I do not feel the same way about Verified By Visa which I continue to curse every time I use it.

Anyway I very much disliked the UK Cards Association’s response to the excellent Cambridge Computer Laboratory when they’ve published flaws and potential attacks, demanding they take the papers down. They played the near standard “oh it’s very hard to do right now, we don’t think anyone could really do that, please, they’re very clever and most people won’t be” line. The only problem is that with each new vulnerability, the Cambridge Team appear to be producing more plausible attacks. UK Cards were rightly told to go away.

It would have been nicer to hear:

“We thank the CCL for their work in exposing potential attacks in the EMV system. At the moment we think these are peripheral threats, but we will work with EMV partners to take the findings onboard, and resolve these as the standard evolves”

This is course blows the “Chip+PIN is a totally secure” line out the water – which matters because they’re trying to move the liability onto the consumer, admitting the system is even partially compromised lessens that.

At the end of the day, this is just money. There’s always been fraud, there always will be. Not life and death.
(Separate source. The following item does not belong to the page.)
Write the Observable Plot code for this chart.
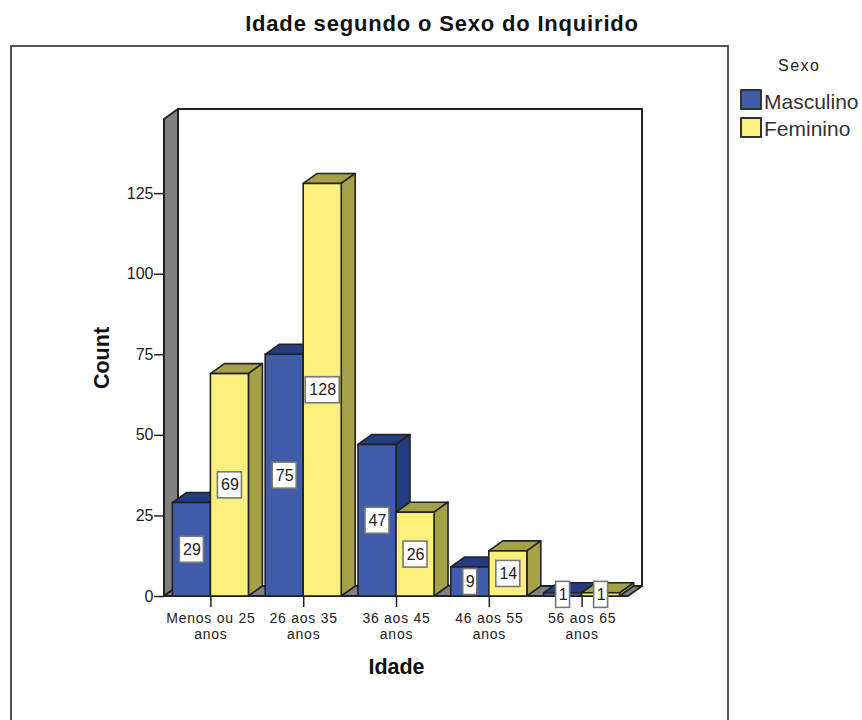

I used to work in Broadcast. Many of those systems were insecure relying on being in a partitioned network. DNS and Active Directory were frowned on, being seen as potential points of failure rather than useful configuration and security tool. The result was a known, but brittle system. Hardening of builds was an afterthought and the armadillo model of crunchy perimeter, soft centre, meant that much like the US Predator Drone control pods, once inside passage made easy.

Depressing, yes? Particularly because so many of these problems were solved before, and solved well. But it was just telly. Not life and death.

I mean, it’s not like you can remotely inject someone with a lethal dose of something.

Except it is: A few months back someone reversed engineered the protocol of their insulin pump, able to control it with the serial number. This was bad enough. Devices that inject things into humans shouldn’t be controllable without some of authentication beyond a 6 digit number.

At the time the familiar: “it’s too difficult, you still need the number, you’ve got to be nearby” response was provided.

Two months later, another security person has now managed to decode the magical number, and used a long distance aerial to be able to send commands to the pump.

I’m sure it’s still “too hard to be viable”: because the death of someone isn’t something that has major consequences that could have the kind of support that makes hard things viable…

Security is hard to do well, and we need to start embedding it in everything – it is now a matter of life and death. But it’s hard, and hard for the psychology just as much as a technical. You should really use an existing algorithm implementation because the chances are it’s better than yours: but that’s licensing and IPR, so just roll your own cipher believing your application is too trivial to be a target for hacking. Besides your proprietary wire-protocol is proprietary, it’s already secret. People aren’t going to bother to figure it out.

Security makes things harder: you can’t just wire-sniff your protocol anymore to debug stuff. Your test suites become more complicated because you can no longer play back the commands and expect the device to respond. That little embedded processor isn’t powerful enough to be doing crypto: it’s going to up the unit price, it’s going to increase power usage and latency.

Many programmers, still, belong to the “if I hit it and hit it until it works” school of coding. I don’t mean test-driven-development, I’m meaning those coders who think if it compiles, it ships. These people don’t really adapt well to working in a permissions based sandbox; it’s harder to split your processes up so that only the things that need the privileges have them (we’ve all done ‘chmod 777 *’ to get an application up and running).

Until everyone realises that every device with smarts is a vector, from Batteries, to APIs, to websites we’re increasingly at risk. I guess that massive solar flare could take things out for us.